Parashas Shoftim

At the beginning of this week’s parashah, the Torah commands us to establish a system of judges and enforcement officers. Accordingly, the Maggid’s commentary on the parashah includes some teachings about civil law. The first of these builds on a Midrash in Shemos Rabbah 30:1, expounding on Tehillim 99:4: “You established uprightness for Your beloved ones – through the laws that You gave them, they enter into disputes with one another, and go to have them adjudicated, and [thereby] they make peace.” In his commentary on parashas Mishpatim, the Maggid presents several interpretations of this Midrash, which we summarized in a previous d’var Torah. Here we present an additional interpretation, taken, as indicated above, from the Maggid’s commentary on parashas Shoftim.
In Tehillim 99:4, the term used for uprightness is משרים, a plural noun. The Maggid says that a plural noun is used because Hashem employed two mechanisms to convey to us an understanding of proper civil law. First, He implanted within us an innate sense of right and wrong. Second, He presented in the Torah a detailed code of civil law. Both mechanisms are necessary. The innate sense of right and wrong allows us to assess the propriety of actions that we see others do and learn from what we see. But it is not enough to allow us to assess with full accurately the propriety of actions that we ourselves have done, because a person has a natural bias in his own favor – the Gemara in Kesuvos 105b teaches that a person does not recognize fault in himself. A person can easily judge an improper act on his part toward someone else to be proper, and this tendency can lead to disputes between people. Hashem therefore conveyed in the Torah a detailed code of civil law, so that people can have their disputes adjudicated and afterward make peace with each other.

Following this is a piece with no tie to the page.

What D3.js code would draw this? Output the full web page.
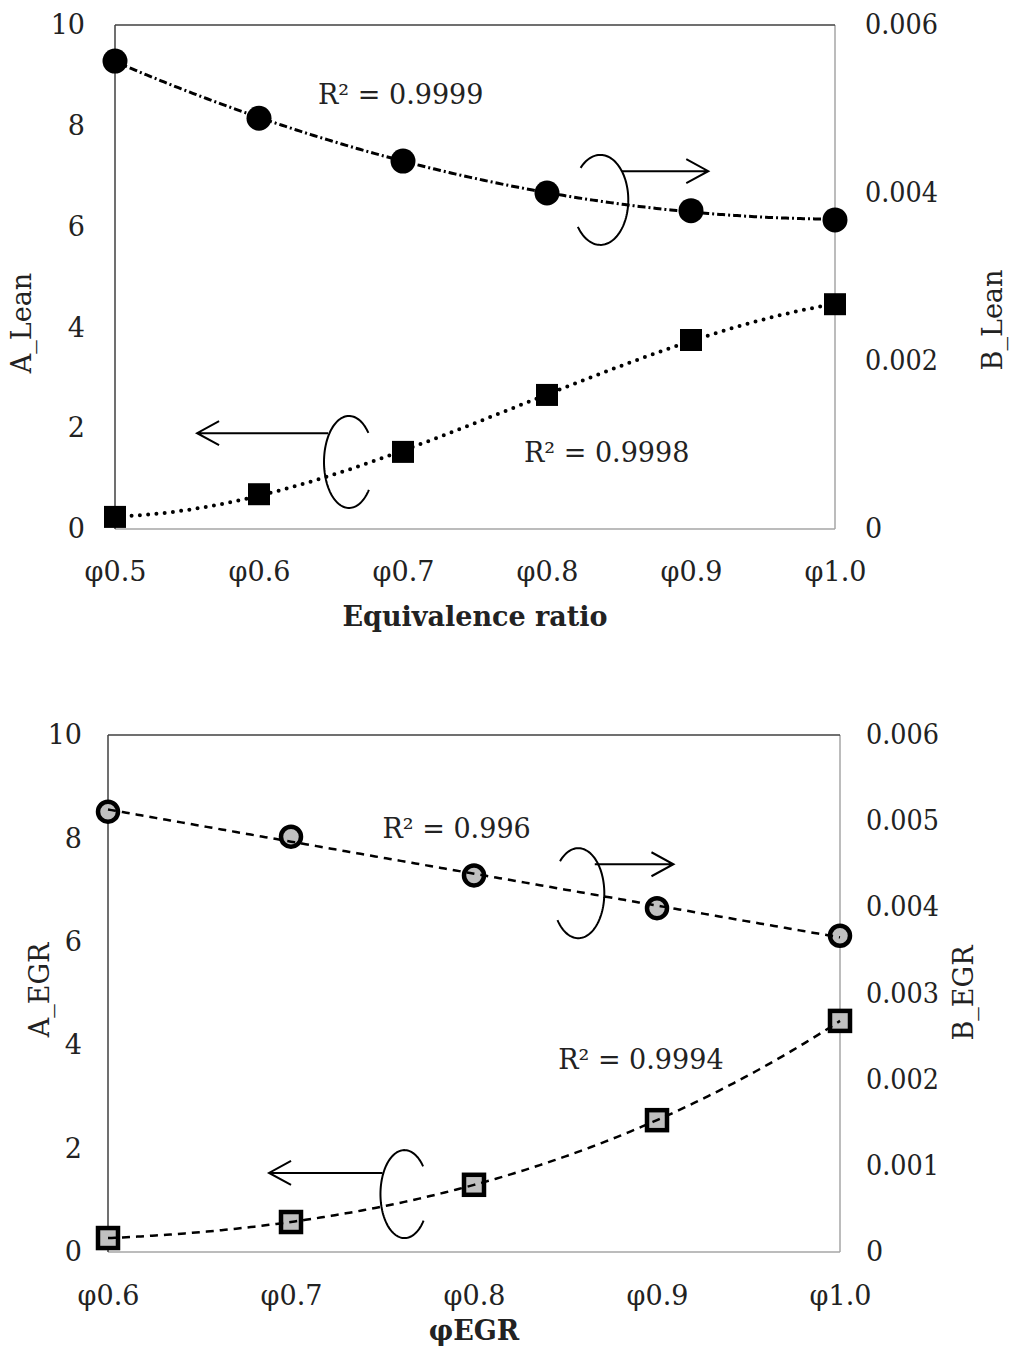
<!DOCTYPE html>
<html>
<head>
<meta charset="utf-8">
<script src="https://cdn.jsdelivr.net/npm/d3@7"></script>
<style>
  body { margin: 0; background: #fff; }
  text { font-family: "DejaVu Serif", "Liberation Serif", serif; fill: #222; }
</style>
</head>
<body>
<svg id="chart" width="1009" height="1346"></svg>
<script>
// ---- data ----
const leanCategories = ["φ0.5", "φ0.6", "φ0.7", "φ0.8", "φ0.9", "φ1.0"];
const aLean = [0.24, 0.69, 1.53, 2.66, 3.75, 4.46];
const bLean = [0.00557, 0.00489, 0.00438, 0.00400, 0.00379, 0.00368];

const egrCategories = ["φ0.6", "φ0.7", "φ0.8", "φ0.9", "φ1.0"];
const aEgr = [0.27, 0.58, 1.30, 2.55, 4.47];
const bEgr = [0.00511, 0.00482, 0.00437, 0.00399, 0.00367];

const leftTicks = [0, 2, 4, 6, 8, 10];
const rightTicksLean = [0, 0.002, 0.004, 0.006];
const rightTicksEgr = [0, 0.001, 0.002, 0.003, 0.004, 0.005, 0.006];

const r2Lean = ["R² = 0.9999", "R² = 0.9998"];
const r2Egr = ["R² = 0.996", "R² = 0.9994"];

// ---- helpers ----
// least-squares polynomial trendline on x = 1..n
function polyfit(ys, order) {
  const n = ys.length, m = order + 1;
  const A = Array.from({length: m}, () => Array(m + 1).fill(0));
  for (let i = 0; i < n; i++) {
    const x = i + 1;
    for (let r = 0; r < m; r++) {
      for (let c = 0; c < m; c++) A[r][c] += Math.pow(x, r + c);
      A[r][m] += ys[i] * Math.pow(x, r);
    }
  }
  for (let i = 0; i < m; i++) {
    let p = i;
    for (let k = i + 1; k < m; k++) if (Math.abs(A[k][i]) > Math.abs(A[p][i])) p = k;
    [A[i], A[p]] = [A[p], A[i]];
    for (let k = i + 1; k < m; k++) {
      const f = A[k][i] / A[i][i];
      for (let j = i; j <= m; j++) A[k][j] -= f * A[i][j];
    }
  }
  const c = Array(m).fill(0);
  for (let i = m - 1; i >= 0; i--) {
    let s = A[i][m];
    for (let j = i + 1; j < m; j++) s -= A[i][j] * c[j];
    c[i] = s / A[i][i];
  }
  return x => c.reduce((s, ci, k) => s + ci * Math.pow(x, k), 0);
}

const svg = d3.select("#chart");
const FONT = 27;

function drawPanel(cfg) {
  const {box, cats, aVals, bVals, rightTicks, rightFmt, aOrder, bOrder} = cfg;
  const g = svg.append("g");
  const x = d3.scalePoint().domain(cats).range([box.left, box.right]).padding(0);
  const xi = d3.scaleLinear().domain([1, cats.length]).range([box.left, box.right]);
  const yL = d3.scaleLinear().domain([0, 10]).range([box.bottom, box.top]);
  const yR = d3.scaleLinear().domain([0, 0.006]).range([box.bottom, box.top]);

  // frame: dark left/top, grey right/bottom
  g.append("line").attr("x1", box.left).attr("x2", box.right).attr("y1", box.bottom).attr("y2", box.bottom)
    .attr("stroke", "#a6a6a6").attr("stroke-width", 1.5);
  g.append("line").attr("x1", box.right).attr("x2", box.right).attr("y1", box.top).attr("y2", box.bottom)
    .attr("stroke", "#a6a6a6").attr("stroke-width", 1.5);
  g.append("line").attr("x1", box.left).attr("x2", box.right).attr("y1", box.top).attr("y2", box.top)
    .attr("stroke", "#404040").attr("stroke-width", 1.5);
  g.append("line").attr("x1", box.left).attr("x2", box.left).attr("y1", box.top).attr("y2", box.bottom)
    .attr("stroke", "#404040").attr("stroke-width", 1.5);

  // axes (labels only)
  const axL = g.append("g").attr("transform", `translate(${box.left},0)`)
    .call(d3.axisLeft(yL).tickValues(leftTicks).tickSize(0).tickPadding(box.leftPad).tickFormat(d3.format("d")));
  const axR = g.append("g").attr("transform", `translate(${box.right},0)`)
    .call(d3.axisRight(yR).tickValues(rightTicks).tickSize(0).tickPadding(box.rightPad).tickFormat(rightFmt));
  const axB = g.append("g").attr("transform", `translate(0,${box.bottom})`)
    .call(d3.axisBottom(x).tickSize(0).tickPadding(box.bottomPad));
  [axL, axR, axB].forEach(a => {
    a.select(".domain").remove();
    a.selectAll("text").style("font-size", FONT + "px").attr("fill", "#222")
      .style("font-family", '"DejaVu Serif", serif');
  });
  axR.selectAll("text").attr("textLength", d => d === 0 ? null : 73).attr("lengthAdjust", "spacingAndGlyphs");

  // axis titles
  g.append("text").attr("transform", `translate(${box.aTitleX},${box.aTitleY}) rotate(-90)`)
    .attr("text-anchor", "middle").attr("dy", "0.35em").style("font-size", FONT + "px").text(cfg.aTitle);
  g.append("text").attr("transform", `translate(${box.bTitleX},${box.bTitleY}) rotate(-90)`)
    .attr("text-anchor", "middle").attr("dy", "0.35em").style("font-size", FONT + "px").text(cfg.bTitle);
  g.append("text").attr("x", (box.left + box.right) / 2).attr("y", box.xTitleY)
    .attr("text-anchor", "middle").style("font-size", FONT + "px").style("font-weight", "bold").text(cfg.xTitle);

  // markers
  const st = cfg.markerStyle;
  g.selectAll("rect.a").data(aVals).join("rect").attr("class", "a")
    .attr("x", (d, i) => x(cats[i]) - st.sq / 2).attr("y", d => yL(d) - st.sq / 2)
    .attr("width", st.sq).attr("height", st.sq)
    .attr("fill", st.fill).attr("stroke", "#000").attr("stroke-width", st.sw);
  g.selectAll("circle.b").data(bVals).join("circle").attr("class", "b")
    .attr("cx", (d, i) => x(cats[i])).attr("cy", d => yR(d)).attr("r", st.r)
    .attr("fill", st.fill).attr("stroke", "#000").attr("stroke-width", st.sw);

  // trendlines
  const fa = polyfit(aVals, aOrder), fb = polyfit(bVals, bOrder);
  const ts = d3.range(1, cats.length + 0.0001, 0.02);
  g.append("path").datum(ts)
    .attr("d", d3.line().x(t => xi(t)).y(t => yL(fa(t))))
    .attr("fill", "none").attr("stroke", "#000").attr("stroke-width", cfg.aLine.w)
    .attr("stroke-dasharray", cfg.aLine.dash).attr("stroke-linecap", cfg.aLine.cap);
  g.append("path").datum(ts)
    .attr("d", d3.line().x(t => xi(t)).y(t => yR(fb(t))))
    .attr("fill", "none").attr("stroke", "#000").attr("stroke-width", cfg.bLine.w)
    .attr("stroke-dasharray", cfg.bLine.dash).attr("stroke-linecap", cfg.bLine.cap);

  // R² labels
  cfg.r2.forEach((lab, i) => {
    const p = cfg.r2Pos[i];
    g.append("text").attr("x", xi(p[0])).attr("y", yL(p[1]))
      .style("font-size", FONT + "px").text(lab);
  });

  // axis indicators: open ellipse with arrow
  cfg.pointers.forEach(p => {
    const cx = xi(p.c[0]), cy = yL(p.c[1]);
    const pts = d3.range(p.t0, p.t1 + 1e-6, 0.05).map(t => [cx + p.rx * Math.cos(t), cy + p.ry * Math.sin(t)]);
    g.append("path").attr("d", d3.line()(pts)).attr("fill", "none").attr("stroke", "#000").attr("stroke-width", 2);
    const ay = yL(p.arrowY), x0 = xi(p.from), x1 = xi(p.to);
    const dir = Math.sign(x1 - x0);
    g.append("path")
      .attr("d", `M${x0},${ay}H${x1}M${x1 - dir * 22},${ay - 12}L${x1},${ay}L${x1 - dir * 22},${ay + 12}`)
      .attr("fill", "none").attr("stroke", "#000").attr("stroke-width", 2);
  });
}

drawPanel({
  box: {left: 115, right: 835, top: 25, bottom: 529, leftPad: 30, rightPad: 30, bottomPad: 33,
        aTitleX: 22, aTitleY: 323, bTitleX: 993, bTitleY: 320, xTitleY: 626},
  cats: leanCategories, aVals: aLean, bVals: bLean,
  rightTicks: rightTicksLean, rightFmt: d => d === 0 ? "0" : d3.format(".3f")(d),
  aOrder: 3, bOrder: 2,
  aTitle: "A_Lean", bTitle: "B_Lean", xTitle: "Equivalence ratio",
  markerStyle: {sq: 22, r: 12.5, fill: "#000", sw: 0},
  aLine: {w: 4, dash: "0,8.3", cap: "round"},
  bLine: {w: 3, dash: "8,3,2,3", cap: "butt"},
  r2: r2Lean, r2Pos: [[2.41, 8.43], [3.84, 1.33]],
  pointers: [
    {c: [4.37, 6.53], rx: 28, ry: 45, t0: -2.35, t1: 2.5, arrowY: 7.1, from: 4.52, to: 5.12},
    {c: [2.625, 1.33], rx: 25, ry: 46, t0: 0.65, t1: 2 * Math.PI - 0.65, arrowY: 1.9, from: 2.48, to: 1.57}
  ]
});

drawPanel({
  box: {left: 108, right: 840, top: 735, bottom: 1252, leftPad: 26, rightPad: 26, bottomPad: 34,
        aTitleX: 40, aTitleY: 990, bTitleX: 964, bTitleY: 993, xTitleY: 1340},
  cats: egrCategories, aVals: aEgr, bVals: bEgr,
  rightTicks: rightTicksEgr, rightFmt: d => d === 0 ? "0" : d3.format(".3f")(d),
  aOrder: 3, bOrder: 2,
  aTitle: "A_EGR", bTitle: "B_EGR", xTitle: "φEGR",
  markerStyle: {sq: 20, r: 10, fill: "#c0c0c0", sw: 4.5},
  aLine: {w: 2.5, dash: "8,6", cap: "butt"},
  bLine: {w: 2.5, dash: "8,6", cap: "butt"},
  r2: r2Egr, r2Pos: [[2.50, 8.01], [3.46, 3.54]],
  pointers: [
    {c: [3.57, 6.94], rx: 26, ry: 45, t0: -2.35, t1: 2.5, arrowY: 7.5, from: 3.66, to: 4.09},
    {c: [2.62, 1.12], rx: 24, ry: 44, t0: 0.65, t1: 2 * Math.PI - 0.65, arrowY: 1.53, from: 2.50, to: 1.88}
  ]
});
</script>
</body>
</html>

We may ask why Hashem implanted in each person a natural bias in his own favor, so that people have a distorted view of their own actions. Why didn’t Hashem arrange for our natural sense of right and wrong to be free of any distortion? The answer is that if He had done so, we would not deserve any reward for acting uprightly. It would be simply instinct, like the instinct Hashem planted within the chasidah (commonly translated as stork) to act with “kindness” (chesed) toward other chasidos by sharing food with them (Chullin 63a). Hashem implanted within us a natural bias in our own favor so that we can work to overcome this bias and thereby gain reward.